- Born: 27 September 1943 Afyonkarahisar, Turkey
- Died: 15 September 2023 (aged 80) Istanbul, Turkey
- Burial place: Çengelköy Cemetery
- Other name: "Gökhan"
- Education: Istanbul Technical University
- Occupations: Weather presenter, musician
- Employer(s): Kandilli Observatory and Earthquake Research Institute (KOERI) Açık Radyo NTV "Kargalar Kafeste" music band
- Notable work: Bir Gün Karşılaşırsak (1975)
- Television: NTV Weather
- Children: 3
- Awards: Istanbul Aydın University Communication Awards "Weather Anchor of the Year" award (2016)

= Gökhan Abur =

Turkish musician and meteorologist (1943–2023)

Gökhan Abur or by his stage name Gökhan (27 September 1943 – 15 September 2023) was a Turkish musician and meteorologist. He came 8th in the Turkish qualifiers of the Eurovision Song Contest 1975 with his song entry titled "Bir Gün Karşılaşırsak".

== Biography ==
Gökhan Abur was born in Afyonkarahisar to a family of civil servants, Abur's father was from İzmir and his mother was from Istanbul. Due to his father's job as an officer, he lived in many parts of Turkey. He started primary school in Ankara and continued his primary school education life in Elazığ. When his father resigned from his job as an officer, his family moved to Istanbul, where he finished primary school. When Obur started his secondary school education, his family moved to Karabük upon his father returning to civil service. He finished his middle and high school education there.

Abur graduated from the Istanbul Technical University's Department of Meteorological Engineering. For many years, he worked at the Kandilli Observatory and Earthquake Research Institute (KOERI) Meteorology Department. He retired from his position as Meteorological Engineer at Kandilli Observatory in 2003.

Abur was interested in the sea and maritime. He gave out meteorology and weather forecasting lessons at Atlantis Yachting.
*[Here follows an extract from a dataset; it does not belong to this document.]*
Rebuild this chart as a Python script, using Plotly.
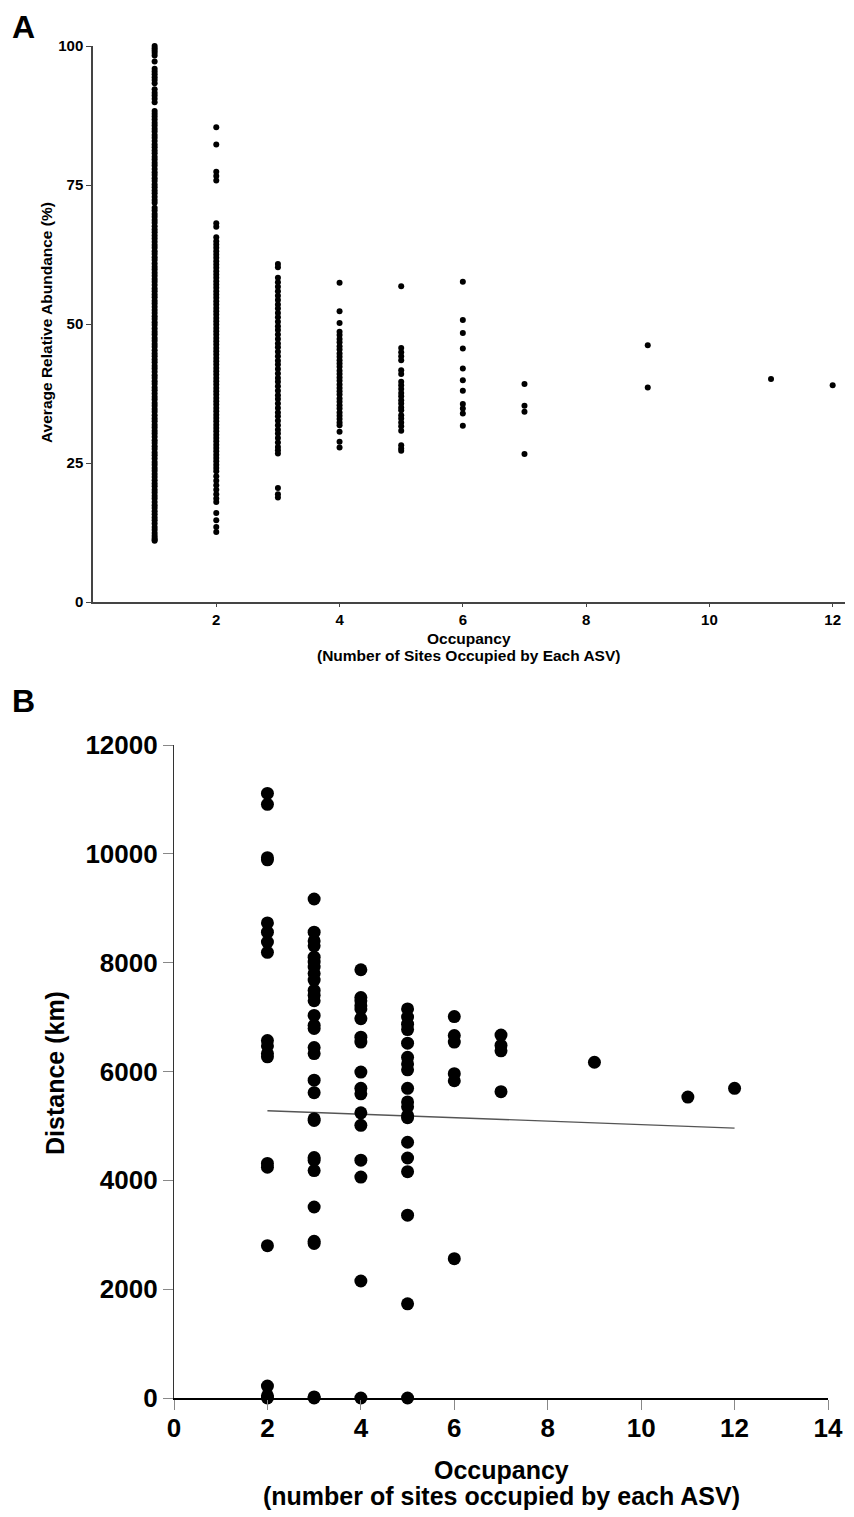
import plotly.graph_objects as go

# the page body adds an 8px margin, so the figure is drawn 8px smaller
# and all reference pixel positions are shifted by 8
PAGE_W, PAGE_H, OFF = 854, 1517, 8
W, H = PAGE_W - OFF, PAGE_H - OFF

# ---- Panel A: average relative abundance (%) by occupancy ----
a_occ1 = [100.0, 99.6, 99.2, 98.8, 98.3, 97.2, 95.9, 95.4, 94.9, 94.4, 93.9, 93.3,
          92.2, 91.6, 91.1, 90.5, 89.9,
          88.3, 87.8, 87.3, 86.8, 86.2, 85.7, 85.1, 84.6, 84.0, 83.5, 82.9, 82.3,
          81.8, 81.2, 80.7, 80.1, 79.6, 79.0, 78.5, 77.9, 77.3, 76.8, 76.2, 75.7,
          75.1, 74.6, 74.0, 73.5, 72.9, 72.3, 71.8,
          70.9, 70.4, 69.8, 69.3, 68.7, 68.2, 67.6, 67.0, 66.5, 65.9, 65.4, 64.8,
          64.2, 63.7, 63.1, 62.6, 62.0, 61.5, 60.9, 60.3, 59.8, 59.2, 58.7, 58.1,
          57.6, 57.0, 56.4, 55.9, 55.3, 54.8, 54.2, 53.7, 53.1, 52.5, 52.0, 51.4,
          50.9, 50.3, 49.8, 49.2, 48.6, 48.1, 47.5, 47.0, 46.4, 45.9, 45.3, 44.7,
          44.2, 43.6, 43.1, 42.5, 42.0, 41.4, 40.8, 40.3, 39.7, 39.2, 38.6, 38.1,
          37.5, 36.9, 36.4, 35.8, 35.3, 34.7, 34.2, 33.6, 33.0, 32.5, 31.9, 31.4,
          30.8, 30.3, 29.7, 29.1, 28.6, 28.0, 27.5, 26.9, 26.4, 25.8, 25.2, 24.7,
          24.1, 23.6, 23.0, 22.5, 21.9, 21.3, 20.8, 20.2, 19.7, 19.1, 18.6, 18.0,
          17.4, 16.9, 16.3, 15.8, 15.2, 14.7, 14.1, 13.5, 13.0, 12.4, 11.9, 11.5,
          11.2, 11.0]
a_occ2 = [85.4, 82.3, 77.4, 76.6, 75.8, 68.1, 67.5, 65.6, 64.9, 64.3, 63.7, 63.1,
          62.5, 61.9, 61.3, 60.7, 60.1, 59.5, 58.9, 58.3, 57.7, 57.1, 56.5, 55.9,
          55.3, 54.7, 54.1, 53.5, 52.9, 52.3, 51.7, 51.1, 50.5, 49.9, 49.3, 48.7,
          48.1, 47.5, 46.9, 46.3, 45.7, 45.1, 44.5, 43.9, 43.3, 42.7, 42.1, 41.5,
          40.9, 40.3, 39.7, 39.1, 38.5, 37.9, 37.3, 36.7, 36.1, 35.5, 34.9, 34.3,
          33.7, 33.1, 32.5, 31.9, 31.3, 30.7, 30.1, 29.5, 28.9, 28.3, 27.7, 27.1,
          26.5, 25.9, 25.3, 24.7, 24.1, 23.5, 22.6, 21.8, 21.0, 20.2, 19.4, 18.6,
          18.0, 16.0, 14.7, 13.5, 12.6]
a_occ3 = [60.8, 60.2, 58.3, 57.5, 56.7, 55.9, 55.1, 54.3, 53.5, 52.8, 52.0, 51.2,
          50.4, 49.6, 48.9, 48.1, 47.3, 46.5, 45.8, 45.0, 44.2, 43.4, 42.7, 41.9,
          41.1, 40.3, 39.6, 38.8, 38.0, 37.2, 36.5, 35.7, 34.9, 34.1, 33.4, 32.6,
          31.8, 31.0, 30.3, 29.5, 28.7, 27.9, 27.3, 26.7, 20.5, 19.4, 18.8]
a_occ4 = [57.4, 52.3, 50.2, 48.6, 48.0, 47.3, 46.7, 46.0, 45.4, 44.7, 44.1, 43.5,
          42.9, 42.3, 41.6, 41.0, 40.4, 39.8, 39.1, 38.5, 37.9, 37.3, 36.6, 36.0,
          35.4, 34.8, 34.1, 33.5, 32.9, 32.3, 31.8, 30.6, 28.8, 27.8]
a_occ5 = [56.8, 45.7, 44.9, 44.2, 43.5, 41.7, 41.0, 39.6, 39.0, 38.3, 37.6, 37.0,
          36.3, 35.7, 35.0, 34.5, 33.6, 33.0, 32.3, 31.6, 30.8, 28.2, 27.6, 27.2]
a_occ6 = [57.6, 50.7, 48.4, 45.6, 42.0, 39.9, 38.0, 35.6, 34.8, 33.9, 31.7]
a_occ7 = [39.2, 35.3, 34.2, 26.6]
a_occ9 = [46.2, 38.6]
a_occ11 = [40.1]
a_occ12 = [39.0]

a_columns = [(1, a_occ1), (2, a_occ2), (3, a_occ3), (4, a_occ4), (5, a_occ5),
             (6, a_occ6), (7, a_occ7), (9, a_occ9), (11, a_occ11), (12, a_occ12)]

# ---- Panel B: distance (km) by occupancy ----
b_occ2 = [11110, 10910, 9930, 9890, 8730, 8560, 8380, 8190, 6570, 6470, 6330, 6270,
          4310, 4240, 2800, 220, 40, 0]
b_occ3 = [9170, 8560, 8400, 8310, 8100, 8010, 7920, 7800, 7680, 7490, 7400, 7300,
          7030, 6850, 6790, 6440, 6330, 5840, 5610, 5130, 5100, 4420, 4370, 4180,
          3510, 2880, 2840, 20, 0]
b_occ4 = [7870, 7360, 7300, 7210, 7150, 6970, 6630, 6540, 5990, 5690, 5590, 5240,
          5010, 4370, 4060, 2150, 0]
b_occ5 = [7150, 7000, 6870, 6770, 6520, 6260, 6140, 6030, 5690, 5440, 5350, 5190,
          5150, 4700, 4410, 4160, 3360, 1730, 0]
b_occ6 = [7010, 6660, 6540, 5960, 5830, 2560]
b_occ7 = [6670, 6480, 6380, 5630]
b_occ9 = [6170]
b_occ11 = [5530]
b_occ12 = [5690]

b_columns = [(2, b_occ2), (3, b_occ3), (4, b_occ4), (5, b_occ5), (6, b_occ6),
             (7, b_occ7), (9, b_occ9), (11, b_occ11), (12, b_occ12)]

# fitted line as drawn on the figure
trend_x = [2, 12]
trend_y = [5280, 4960]

a_xticks = [2, 4, 6, 8, 10, 12]
a_yticks = [0, 25, 50, 75, 100]
b_xticks = [0, 2, 4, 6, 8, 10, 12, 14]
b_yticks = [0, 2000, 4000, 6000, 8000, 10000, 12000]


def flatten(columns):
    xs, ys = [], []
    for occ, vals in columns:
        xs += [occ] * len(vals)
        ys += vals
    return xs, ys


def fx(px):
    return (px - OFF) / W


def fy(px):
    return 1 - (px - OFF) / H


FONT = "Liberation Sans, Arial, sans-serif"

ax, ay = flatten(a_columns)
bx, by = flatten(b_columns)

fig = go.Figure()
fig.add_trace(go.Scatter(x=ax, y=ay, mode="markers", xaxis="x", yaxis="y",
                         marker=dict(color="black", size=6, line=dict(width=0)),
                         cliponaxis=False, showlegend=False))
fig.add_trace(go.Scatter(x=trend_x, y=trend_y, mode="lines", xaxis="x2", yaxis="y2",
                         line=dict(color="#555555", width=1.4), showlegend=False))
fig.add_trace(go.Scatter(x=bx, y=by, mode="markers", xaxis="x2", yaxis="y2",
                         marker=dict(color="black", size=13, line=dict(width=0)),
                         cliponaxis=False, showlegend=False))

a_tick = dict(family=FONT, size=15, color="black", weight="bold")
b_tick = dict(family=FONT, size=26, color="black", weight="bold")

common = dict(showgrid=False, zeroline=False, showline=True, ticks="outside",
              automargin=False, tickformat="d")

fig.update_layout(
    template="none",
    width=W, height=H,
    margin=dict(l=0, r=0, t=0, b=0),
    paper_bgcolor="white", plot_bgcolor="white",
    font=dict(family=FONT, color="black"),
    xaxis=dict(domain=[fx(93), fx(845)], anchor="y", range=[0, 12.2],
               tickvals=a_xticks, linecolor="#444444", linewidth=1.5,
               ticklen=3, tickwidth=1.2, tickcolor="#444444",
               tickfont=a_tick, **common),
    yaxis=dict(domain=[fy(602), fy(46)], anchor="x", range=[0, 100],
               tickvals=a_yticks, linecolor="#444444", linewidth=1.5,
               ticklen=5, tickwidth=1.2, tickcolor="#444444",
               tickfont=a_tick, **common),
    xaxis2=dict(domain=[fx(174), fx(828)], anchor="y2", range=[0, 14],
                tickvals=b_xticks, linecolor="black", linewidth=2,
                ticklen=10, tickwidth=1, tickcolor="#888888",
                ticklabelstandoff=-4, tickfont=b_tick, **common),
    yaxis2=dict(domain=[fy(1398), fy(745)], anchor="x2", range=[0, 12000],
                tickvals=b_yticks, linecolor="#333333", linewidth=1.2,
                ticklen=10, tickwidth=1, tickcolor="#888888",
                tickfont=b_tick, **common),
)

annotations = [
    dict(text="<b>A</b>", x=fx(23), y=fy(27), font=dict(size=32)),
    dict(text="<b>B</b>", x=fx(23), y=fy(701), font=dict(size=32)),
    dict(text="<b>Average Relative Abundance (%)</b>", x=fx(46), y=fy(323),
         textangle=-90, font=dict(size=15.5)),
    dict(text="<b>Occupancy</b>", x=fx(469), y=fy(638), font=dict(size=15.5)),
    dict(text="<b>(Number of Sites Occupied by Each ASV)</b>",
         x=fx(469), y=fy(655), font=dict(size=15.5)),
    dict(text="<b>Distance (km)</b>", x=fx(55), y=fy(1073),
         textangle=-90, font=dict(size=25)),
    dict(text="<b>Occupancy</b>", x=fx(502), y=fy(1470), font=dict(size=25)),
    dict(text="<b>(number of sites occupied by each ASV)</b>",
         x=fx(502), y=fy(1496), font=dict(size=25)),
]
for a in annotations:
    a.update(xref="paper", yref="paper", showarrow=False,
             xanchor="center", yanchor="middle")
    a["font"].update(family=FONT, color="black")
fig.update_layout(annotations=annotations)

fig.write_html("out.html")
He also produced a radio program called "Açık Deniz" on Açık Radyo from 2000 to 2002. Until his death in 2023, he was an editor-in-chief for weather bulletins at Turkish television channel NTV, which he also presented. Abur was awarded "Weather Anchor of the Year" at the Communication Awards organized by Istanbul Aydın University in 2016.

=== Musical career ===
During his high school years in Karabük, he founded an orchestra and started his musical life. He won the Meteorology Engineering Graduate Program at Istanbul Technical University and moved to Istanbul.
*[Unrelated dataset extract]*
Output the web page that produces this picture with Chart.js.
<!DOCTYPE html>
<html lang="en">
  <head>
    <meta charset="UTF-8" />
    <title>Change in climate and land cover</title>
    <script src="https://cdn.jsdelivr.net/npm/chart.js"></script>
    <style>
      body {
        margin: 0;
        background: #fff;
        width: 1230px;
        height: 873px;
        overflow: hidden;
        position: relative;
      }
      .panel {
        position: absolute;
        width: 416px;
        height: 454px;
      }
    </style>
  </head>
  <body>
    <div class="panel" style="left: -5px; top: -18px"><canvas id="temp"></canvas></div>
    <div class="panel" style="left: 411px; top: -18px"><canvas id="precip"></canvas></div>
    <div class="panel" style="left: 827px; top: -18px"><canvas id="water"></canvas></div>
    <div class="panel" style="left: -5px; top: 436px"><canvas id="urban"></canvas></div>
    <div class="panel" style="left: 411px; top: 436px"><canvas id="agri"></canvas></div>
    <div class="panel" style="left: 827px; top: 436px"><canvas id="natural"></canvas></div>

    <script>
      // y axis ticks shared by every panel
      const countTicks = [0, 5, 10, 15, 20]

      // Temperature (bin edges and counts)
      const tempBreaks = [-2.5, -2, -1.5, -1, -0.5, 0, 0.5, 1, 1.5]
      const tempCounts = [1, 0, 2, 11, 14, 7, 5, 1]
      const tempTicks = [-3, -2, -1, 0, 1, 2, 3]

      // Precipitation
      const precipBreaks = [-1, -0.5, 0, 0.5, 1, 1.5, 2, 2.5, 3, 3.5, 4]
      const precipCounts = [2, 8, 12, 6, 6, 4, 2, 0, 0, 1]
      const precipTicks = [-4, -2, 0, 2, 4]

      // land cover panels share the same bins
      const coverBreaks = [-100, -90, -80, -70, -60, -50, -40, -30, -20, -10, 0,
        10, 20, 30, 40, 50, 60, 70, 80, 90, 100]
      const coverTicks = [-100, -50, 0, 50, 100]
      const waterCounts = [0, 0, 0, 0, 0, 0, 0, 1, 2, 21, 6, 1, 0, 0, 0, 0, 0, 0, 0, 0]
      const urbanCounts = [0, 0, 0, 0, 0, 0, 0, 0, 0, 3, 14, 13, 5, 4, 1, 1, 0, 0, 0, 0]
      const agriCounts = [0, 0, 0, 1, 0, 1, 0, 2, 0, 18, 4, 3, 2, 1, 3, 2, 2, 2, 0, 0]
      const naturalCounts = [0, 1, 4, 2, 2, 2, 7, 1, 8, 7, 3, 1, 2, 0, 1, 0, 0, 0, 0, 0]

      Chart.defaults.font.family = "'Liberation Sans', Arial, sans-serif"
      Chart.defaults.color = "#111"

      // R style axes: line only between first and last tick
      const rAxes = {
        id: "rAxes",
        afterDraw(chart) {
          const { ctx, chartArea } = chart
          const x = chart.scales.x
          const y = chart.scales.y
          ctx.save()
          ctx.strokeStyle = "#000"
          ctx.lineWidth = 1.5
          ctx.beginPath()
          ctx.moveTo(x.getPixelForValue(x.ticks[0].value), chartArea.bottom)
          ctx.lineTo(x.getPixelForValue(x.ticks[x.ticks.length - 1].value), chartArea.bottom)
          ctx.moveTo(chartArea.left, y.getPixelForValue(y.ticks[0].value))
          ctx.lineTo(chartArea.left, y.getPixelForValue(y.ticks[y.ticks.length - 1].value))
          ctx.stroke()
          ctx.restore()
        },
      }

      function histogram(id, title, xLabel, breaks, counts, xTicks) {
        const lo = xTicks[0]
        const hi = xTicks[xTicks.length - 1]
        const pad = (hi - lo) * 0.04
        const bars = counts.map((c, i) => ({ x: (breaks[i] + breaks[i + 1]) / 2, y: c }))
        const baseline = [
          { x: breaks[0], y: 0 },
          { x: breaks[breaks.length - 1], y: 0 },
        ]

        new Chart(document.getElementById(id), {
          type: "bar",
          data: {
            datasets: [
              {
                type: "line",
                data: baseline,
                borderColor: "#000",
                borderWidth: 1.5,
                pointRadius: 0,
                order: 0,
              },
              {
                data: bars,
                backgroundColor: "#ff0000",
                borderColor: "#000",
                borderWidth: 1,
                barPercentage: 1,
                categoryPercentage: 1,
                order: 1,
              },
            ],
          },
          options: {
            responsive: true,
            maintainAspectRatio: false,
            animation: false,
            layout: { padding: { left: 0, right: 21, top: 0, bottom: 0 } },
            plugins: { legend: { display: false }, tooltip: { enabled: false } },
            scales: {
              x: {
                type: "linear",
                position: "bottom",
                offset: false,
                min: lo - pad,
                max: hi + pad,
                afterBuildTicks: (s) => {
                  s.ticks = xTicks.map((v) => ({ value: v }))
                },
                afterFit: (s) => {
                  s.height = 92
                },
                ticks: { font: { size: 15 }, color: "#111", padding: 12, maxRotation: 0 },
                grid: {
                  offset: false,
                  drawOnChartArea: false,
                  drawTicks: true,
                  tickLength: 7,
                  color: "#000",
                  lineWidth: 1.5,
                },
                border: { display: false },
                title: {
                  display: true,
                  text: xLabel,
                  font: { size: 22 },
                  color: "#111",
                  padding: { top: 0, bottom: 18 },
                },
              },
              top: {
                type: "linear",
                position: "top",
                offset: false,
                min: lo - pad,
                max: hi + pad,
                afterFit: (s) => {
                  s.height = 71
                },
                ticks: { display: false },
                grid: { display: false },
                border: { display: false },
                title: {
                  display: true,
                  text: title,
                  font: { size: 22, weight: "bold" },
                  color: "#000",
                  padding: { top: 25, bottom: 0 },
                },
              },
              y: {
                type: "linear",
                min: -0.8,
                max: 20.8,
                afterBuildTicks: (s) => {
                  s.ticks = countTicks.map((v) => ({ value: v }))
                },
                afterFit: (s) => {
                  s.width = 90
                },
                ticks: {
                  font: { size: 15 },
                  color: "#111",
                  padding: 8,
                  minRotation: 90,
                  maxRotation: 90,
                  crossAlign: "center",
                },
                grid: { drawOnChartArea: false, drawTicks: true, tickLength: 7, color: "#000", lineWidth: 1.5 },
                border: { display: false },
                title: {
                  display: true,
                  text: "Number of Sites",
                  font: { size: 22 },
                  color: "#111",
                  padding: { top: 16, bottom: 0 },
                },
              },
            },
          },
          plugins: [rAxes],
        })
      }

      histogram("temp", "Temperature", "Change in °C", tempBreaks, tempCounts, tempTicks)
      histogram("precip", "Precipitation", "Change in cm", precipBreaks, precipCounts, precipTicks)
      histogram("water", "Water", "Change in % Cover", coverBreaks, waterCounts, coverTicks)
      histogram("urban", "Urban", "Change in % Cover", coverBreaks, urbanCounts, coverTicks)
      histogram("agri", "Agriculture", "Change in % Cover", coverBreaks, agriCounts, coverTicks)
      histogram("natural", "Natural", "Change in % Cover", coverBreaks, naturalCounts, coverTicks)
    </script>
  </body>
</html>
Abuz came fourth in the "Altın Ses Yarışması" organised by Egemen Bostancı and published by Hafta Sonu Newspaper in 1967. After his success in the contest, with the contributions of Fikret Şeneş, he started to work on records. Obuz has a total of 13 singles (45 rpm) and an album titled "Bir Gün Karşılaşırsak" (If We Meet One Day). He was also a singer in the music band "Kargalar Kafeste".
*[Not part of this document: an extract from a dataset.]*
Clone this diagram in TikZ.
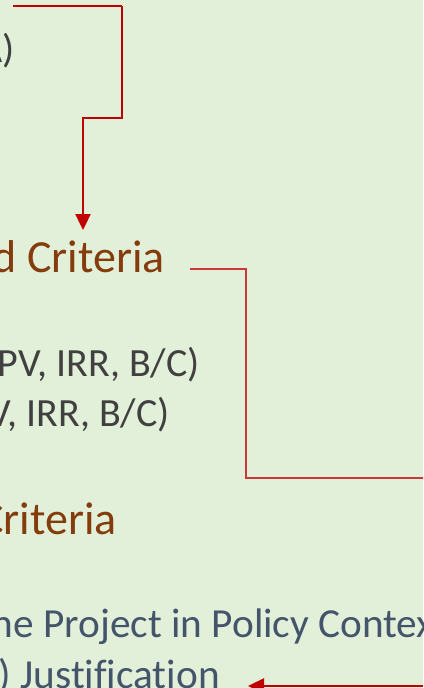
\documentclass[tikz,border=0pt]{standalone}
\usepackage{fontspec}
\setmainfont{Carlito}[Ligatures=NoCommon]
\usetikzlibrary{arrows.meta}
\definecolor{panel}{RGB}{226,239,217}
\definecolor{linkred}{RGB}{192,0,0}
\definecolor{softred}{RGB}{204,56,56}
\definecolor{heading}{RGB}{132,60,12}
\definecolor{bodytext}{RGB}{64,64,64}
\definecolor{policytext}{RGB}{68,84,106}
\tikzset{
  body/.style={inner sep=0pt, anchor=base east, text=bodytext, font=\fontsize{40}{48}\selectfont},
  head/.style={inner sep=0pt, anchor=base east, text=heading, font=\fontsize{46}{55}\selectfont},
  policy/.style={inner sep=0pt, text=policytext, font=\fontsize{41.3}{50}\selectfont},
  thinlink/.style={draw=linkred, line width=1.1pt},
  thicklink/.style={draw=linkred, line width=2.4pt},
  softlink/.style={draw=softred, line width=1.3pt},
  bigtip/.style={-{Triangle[width=15pt,length=16pt]}},
}
\begin{document}
\begin{tikzpicture}[x=1pt,y=-1pt]
  \useasboundingbox (0,0) rectangle (423,688);
  \fill[panel] (0,0) rectangle (423,688);
  \clip (0,0) rectangle (423,688);

  % text lines
  \node[body] (cea) at (15,62) {A)};
  \node[head] (crit1) at (165,272) {d Criteria};
  \node[body] (npv1) at (200,376) {PV, IRR, B/C)};
  \node[body] (npv2) at (170,426) {V, IRR, B/C)};
  \node[head] (crit2) at (117,534) {Criteria};
  \node[policy, anchor=base west] (ctx) at (-8.5,637) {he Project in Policy Context};
  \node[policy, anchor=base east] (just) at (220,688) {) Justification};

  % connector into the first criteria heading
  \coordinate (t0) at (13,6);
  \coordinate (t1) at (122,6);
  \coordinate (t2) at (122,118);
  \coordinate (t3) at (83,118);
  \coordinate (t4) at (83,230);
  \draw[thinlink] (t0) -- (t1);
  \draw[thicklink, bigtip] (t1) -- (t2) -- (t3) -- (t4);

  % connector leaving the first criteria heading
  \coordinate (r0) at (190,269);
  \coordinate (r1) at (246,269);
  \coordinate (r2) at (246,478);
  \coordinate (r3) at (424,478);
  \draw[softlink] (r0) -- (r1) -- (r2) -- (r3);

  % connector into the justification line
  \coordinate (b0) at (424,686);
  \coordinate (b1) at (248,686);
  \draw[thicklink, bigtip] (b0) -- (b1);
\end{tikzpicture}
\end{document}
Abur participated in the celebrations of the 75th anniversary of the Republic with Deniz Arcak, Asu Maralman and a team from the State Opera Ballet in Mersin and Tarsus at the Mersin Opera House.

Abur participated in the 2011 revival of "The Rat Pack" held at Istanbul Grand Hyatt alongside Recep Aktuğ and İpek Dinç.

== Discography ==

=== Albums ===

| Year | Album | Details |
|---|---|---|
| 1975 | Bir Gün Karşılaşırsak | Released by S&S, his first and only album. It consists of 12 parts. |

== Personal life and death ==
Abur, who was married to Hülya Abur and had 3 children, two of whom were twins, died at the age of 80 in a hospital in Istanbul, where he had been receiving cancer treatment for a while. His funeral was taken from Şakirin Mosque in Üsküdar Karacaahmet and buried in Çengelköy Cemetery.